I apologise for having no education in logic, so I am clueless on where to start with this issue. I will explain my predicament in full:
I recently loosely adapted the barber's paradox into a logic puzzle of sorts. This is the formulated puzzle:
In a town, everybody must shave their beards. All the people living there either shave their own beard or have the barber shave their beard. There is a person in this town named Ed. Does Ed shave his beard or have his beard shaved by the barber?
The answer which I considered to be correct is the following:
Consider the barber. It is given that everyone in the town either shaves their own beard or has the barber shave their beard. Were the barber to shave his own beard, he would shave his own beard and have the barber shave his beard.
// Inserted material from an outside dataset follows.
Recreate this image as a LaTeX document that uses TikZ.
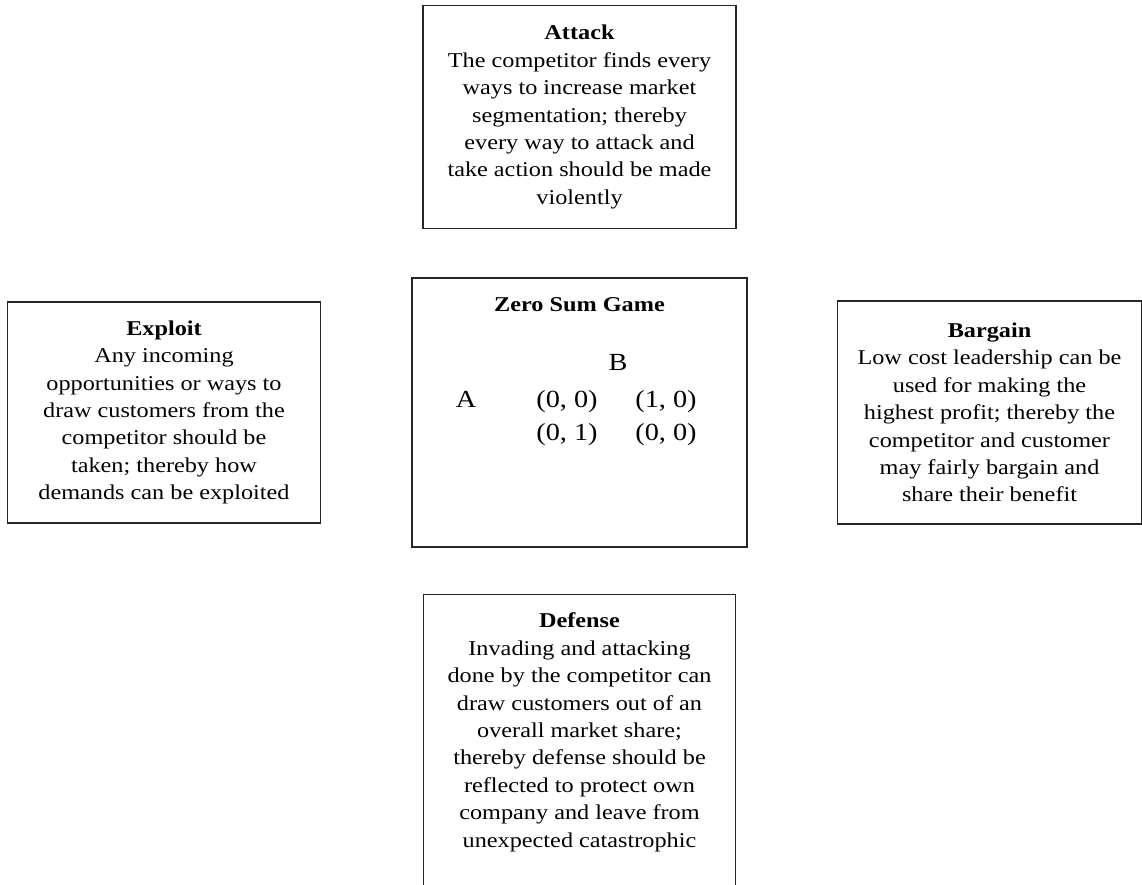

This is a contradiction of the previous 'either or' statement, and thus the barber cannot exist. Therefore everyone in the town shaves their own beard. So Ed shaves his own beard.
When I posed this problem to a friend, they responded by saying that the statement "All the people living there either ... or have the barber shave their beard" implies the existence of one barber. If no barber exists, the statement is nonsense and no implications can be made from it.
So, my question is essentially: In a town with no barber, is it true to say that "everyone either shaves their own beard or has the barber shave their beard" or is this just nonsense, and the puzzle solution thus invalid? Furthermore, could this puzzle be improved by writing "any barber" as opposed to "the barber", as this wording does not necessitate the existance of a barber?